Your instructions →
Repeat only the lines from the line containing "The picture is" through the line containing "from matplotlib import font_manager", both included, exactly as they stand.
┏━━
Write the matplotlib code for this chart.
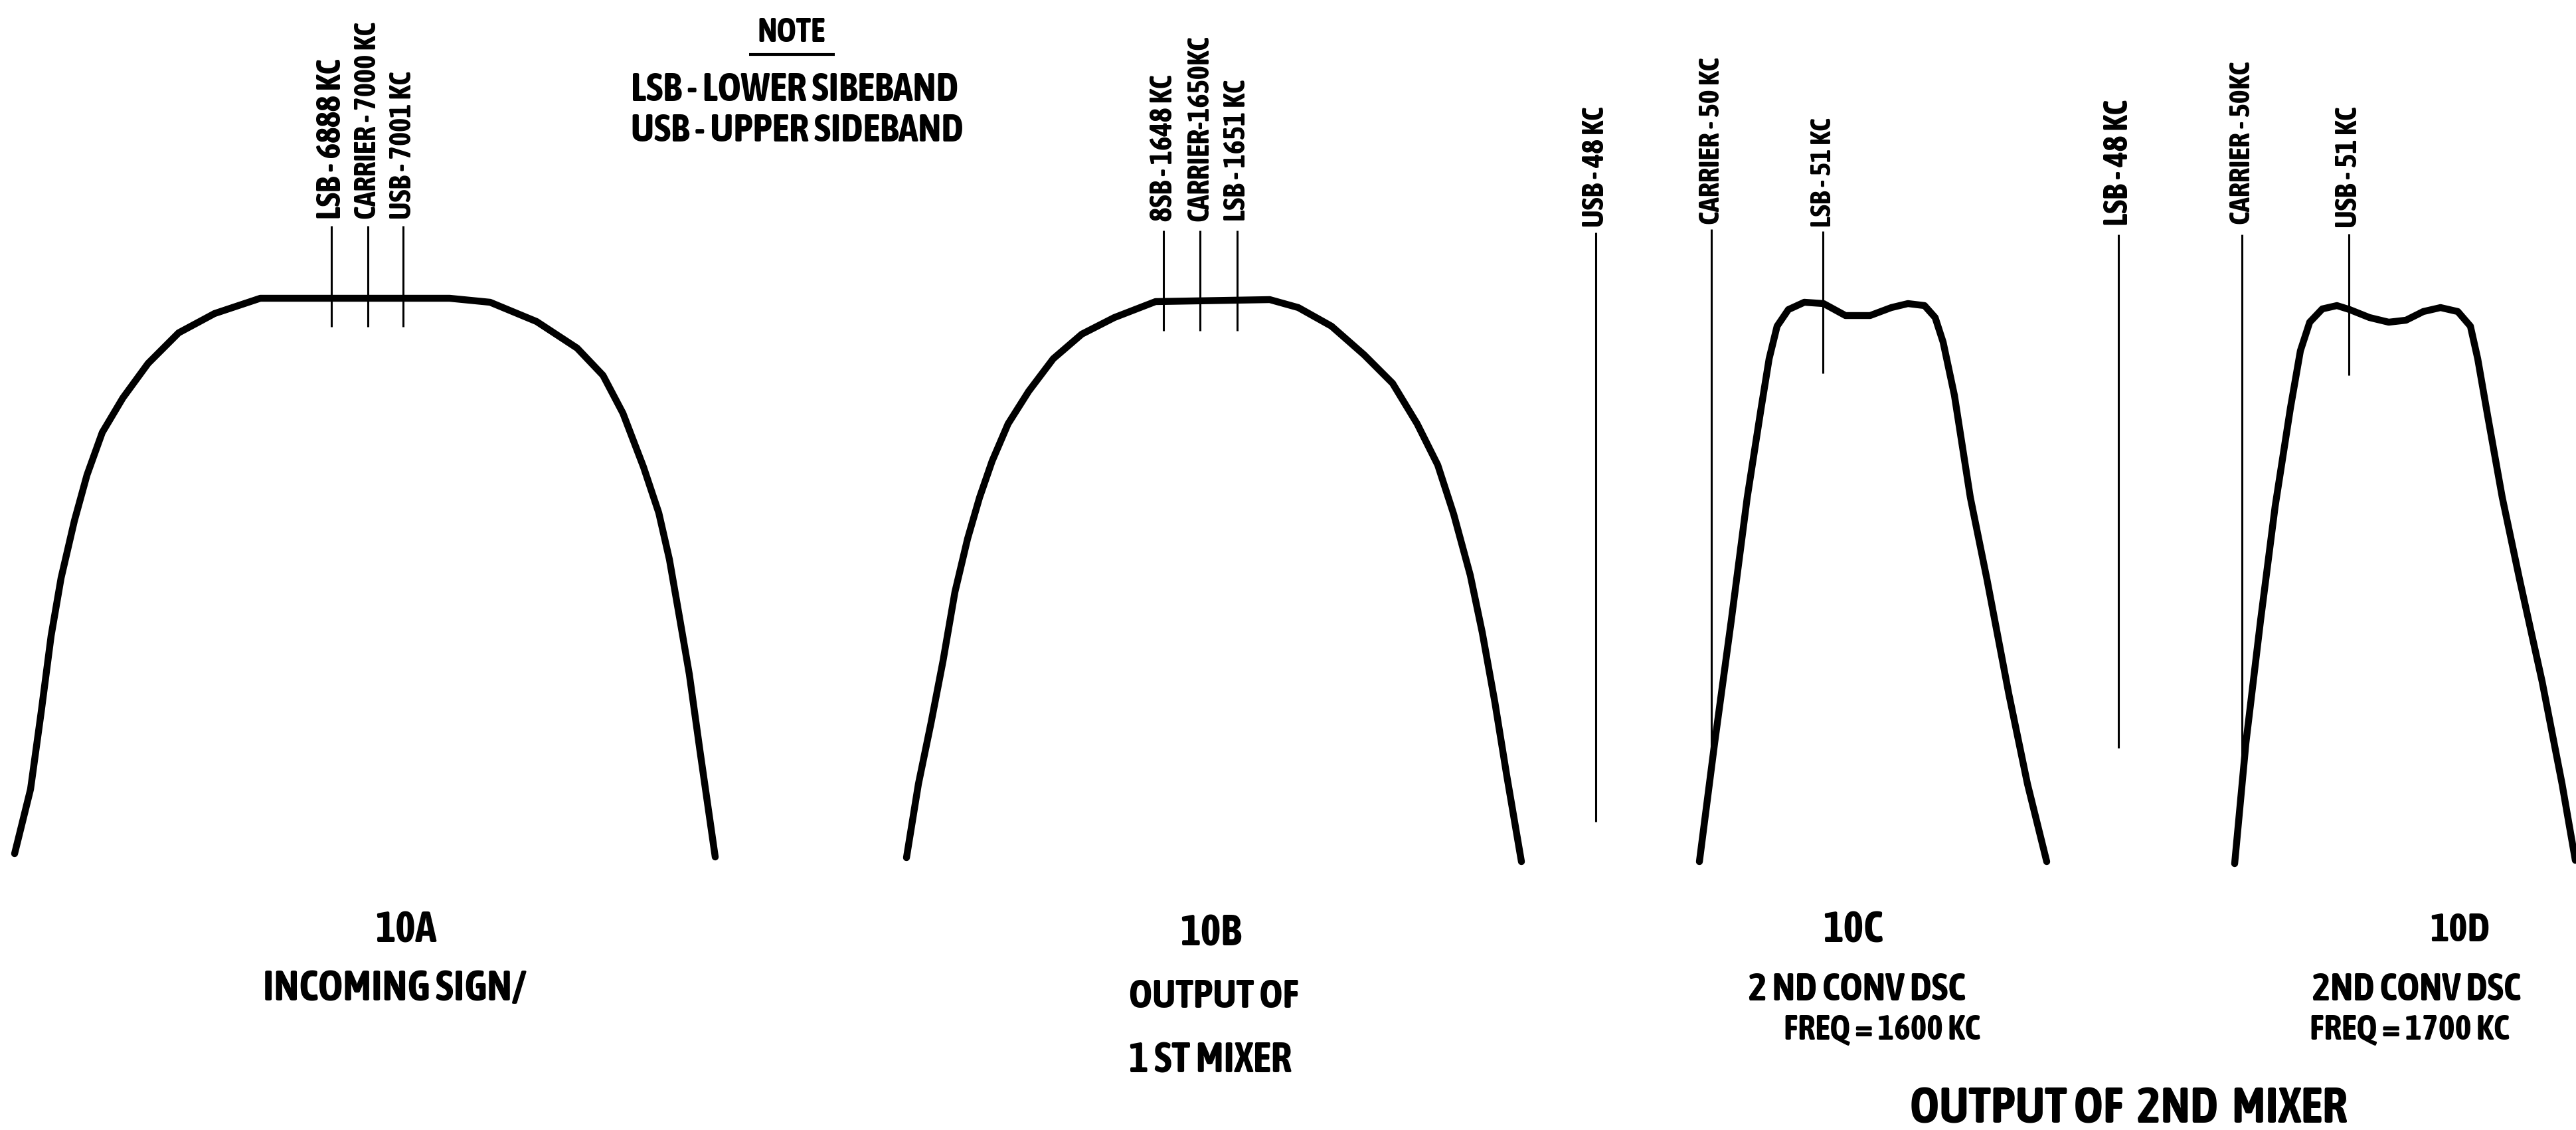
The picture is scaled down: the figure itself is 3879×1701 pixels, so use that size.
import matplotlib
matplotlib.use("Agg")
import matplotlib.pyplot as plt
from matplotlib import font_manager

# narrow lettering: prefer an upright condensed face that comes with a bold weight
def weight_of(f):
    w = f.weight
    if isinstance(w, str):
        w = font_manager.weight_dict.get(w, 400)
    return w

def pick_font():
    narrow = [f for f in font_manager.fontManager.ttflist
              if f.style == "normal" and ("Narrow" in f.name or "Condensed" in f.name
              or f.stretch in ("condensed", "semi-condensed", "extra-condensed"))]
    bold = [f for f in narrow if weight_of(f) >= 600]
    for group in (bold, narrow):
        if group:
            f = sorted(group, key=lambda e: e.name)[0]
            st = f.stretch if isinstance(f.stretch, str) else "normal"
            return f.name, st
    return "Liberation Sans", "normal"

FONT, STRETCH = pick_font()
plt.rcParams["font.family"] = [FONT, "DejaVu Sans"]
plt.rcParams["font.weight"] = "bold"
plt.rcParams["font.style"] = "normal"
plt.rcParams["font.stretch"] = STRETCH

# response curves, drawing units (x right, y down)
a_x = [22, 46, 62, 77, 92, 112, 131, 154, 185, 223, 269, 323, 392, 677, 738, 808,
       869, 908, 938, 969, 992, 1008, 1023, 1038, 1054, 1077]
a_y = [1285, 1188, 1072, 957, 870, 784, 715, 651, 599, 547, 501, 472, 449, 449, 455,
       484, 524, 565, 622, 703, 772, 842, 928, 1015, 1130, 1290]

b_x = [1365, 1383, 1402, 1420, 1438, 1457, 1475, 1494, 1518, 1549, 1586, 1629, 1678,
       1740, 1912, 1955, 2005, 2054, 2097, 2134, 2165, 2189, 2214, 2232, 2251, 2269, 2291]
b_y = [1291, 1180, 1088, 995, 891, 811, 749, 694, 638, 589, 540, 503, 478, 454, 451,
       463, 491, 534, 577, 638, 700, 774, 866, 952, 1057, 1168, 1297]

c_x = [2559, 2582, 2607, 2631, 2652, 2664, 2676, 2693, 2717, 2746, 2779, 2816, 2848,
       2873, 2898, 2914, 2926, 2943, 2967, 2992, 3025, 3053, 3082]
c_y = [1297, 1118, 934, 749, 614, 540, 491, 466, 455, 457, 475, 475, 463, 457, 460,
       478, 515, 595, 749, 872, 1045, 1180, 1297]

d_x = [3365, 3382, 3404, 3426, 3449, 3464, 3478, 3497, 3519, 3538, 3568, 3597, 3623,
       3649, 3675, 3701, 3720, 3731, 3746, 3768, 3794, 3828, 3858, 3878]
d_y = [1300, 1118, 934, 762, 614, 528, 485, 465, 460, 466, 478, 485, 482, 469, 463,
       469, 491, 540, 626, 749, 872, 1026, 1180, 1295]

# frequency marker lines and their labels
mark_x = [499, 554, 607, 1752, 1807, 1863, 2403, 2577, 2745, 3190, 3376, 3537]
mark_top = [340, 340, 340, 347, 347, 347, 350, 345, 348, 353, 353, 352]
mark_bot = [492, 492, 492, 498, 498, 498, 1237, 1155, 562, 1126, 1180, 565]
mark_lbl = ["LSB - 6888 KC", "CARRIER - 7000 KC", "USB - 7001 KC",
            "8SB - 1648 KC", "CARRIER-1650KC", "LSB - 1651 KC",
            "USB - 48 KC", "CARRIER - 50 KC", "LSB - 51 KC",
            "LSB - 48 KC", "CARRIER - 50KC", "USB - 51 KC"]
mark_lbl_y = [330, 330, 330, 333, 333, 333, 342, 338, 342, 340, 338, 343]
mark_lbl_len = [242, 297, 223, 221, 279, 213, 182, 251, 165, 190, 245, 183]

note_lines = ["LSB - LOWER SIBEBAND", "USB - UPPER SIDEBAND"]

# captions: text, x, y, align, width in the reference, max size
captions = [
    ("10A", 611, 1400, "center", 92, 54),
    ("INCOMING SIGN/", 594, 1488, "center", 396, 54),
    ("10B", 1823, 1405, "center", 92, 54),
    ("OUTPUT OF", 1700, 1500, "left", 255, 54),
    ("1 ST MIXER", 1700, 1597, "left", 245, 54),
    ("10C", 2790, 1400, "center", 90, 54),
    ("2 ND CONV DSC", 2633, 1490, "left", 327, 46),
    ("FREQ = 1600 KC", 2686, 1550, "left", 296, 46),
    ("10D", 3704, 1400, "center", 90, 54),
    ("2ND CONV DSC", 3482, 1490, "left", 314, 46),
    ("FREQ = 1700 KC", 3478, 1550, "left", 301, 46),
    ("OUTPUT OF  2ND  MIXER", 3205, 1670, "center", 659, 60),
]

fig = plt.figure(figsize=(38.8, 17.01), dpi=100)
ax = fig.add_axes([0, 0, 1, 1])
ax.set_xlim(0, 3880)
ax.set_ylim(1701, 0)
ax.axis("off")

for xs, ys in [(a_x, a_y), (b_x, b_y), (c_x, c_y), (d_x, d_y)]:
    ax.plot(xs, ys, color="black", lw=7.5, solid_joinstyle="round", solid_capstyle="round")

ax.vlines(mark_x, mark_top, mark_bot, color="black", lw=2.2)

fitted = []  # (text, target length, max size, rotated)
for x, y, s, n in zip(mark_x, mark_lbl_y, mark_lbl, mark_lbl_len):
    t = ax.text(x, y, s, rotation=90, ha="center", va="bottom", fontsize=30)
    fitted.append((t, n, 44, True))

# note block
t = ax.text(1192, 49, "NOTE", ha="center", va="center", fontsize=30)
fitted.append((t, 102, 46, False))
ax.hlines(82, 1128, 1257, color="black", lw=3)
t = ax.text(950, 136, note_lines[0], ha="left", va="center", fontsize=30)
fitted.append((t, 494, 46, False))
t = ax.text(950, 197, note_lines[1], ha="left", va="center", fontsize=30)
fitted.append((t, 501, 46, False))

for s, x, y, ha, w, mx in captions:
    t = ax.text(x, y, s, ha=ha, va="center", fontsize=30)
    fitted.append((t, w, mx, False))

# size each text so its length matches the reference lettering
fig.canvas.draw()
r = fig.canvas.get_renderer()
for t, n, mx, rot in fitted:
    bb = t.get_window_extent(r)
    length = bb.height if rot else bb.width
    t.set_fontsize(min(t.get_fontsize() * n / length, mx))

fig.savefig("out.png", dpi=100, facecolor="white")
┗━━
Expected answer →
The picture is scaled down: the figure itself is 3879×1701 pixels, so use that size.
import matplotlib
matplotlib.use("Agg")
import matplotlib.pyplot as plt
from matplotlib import font_manager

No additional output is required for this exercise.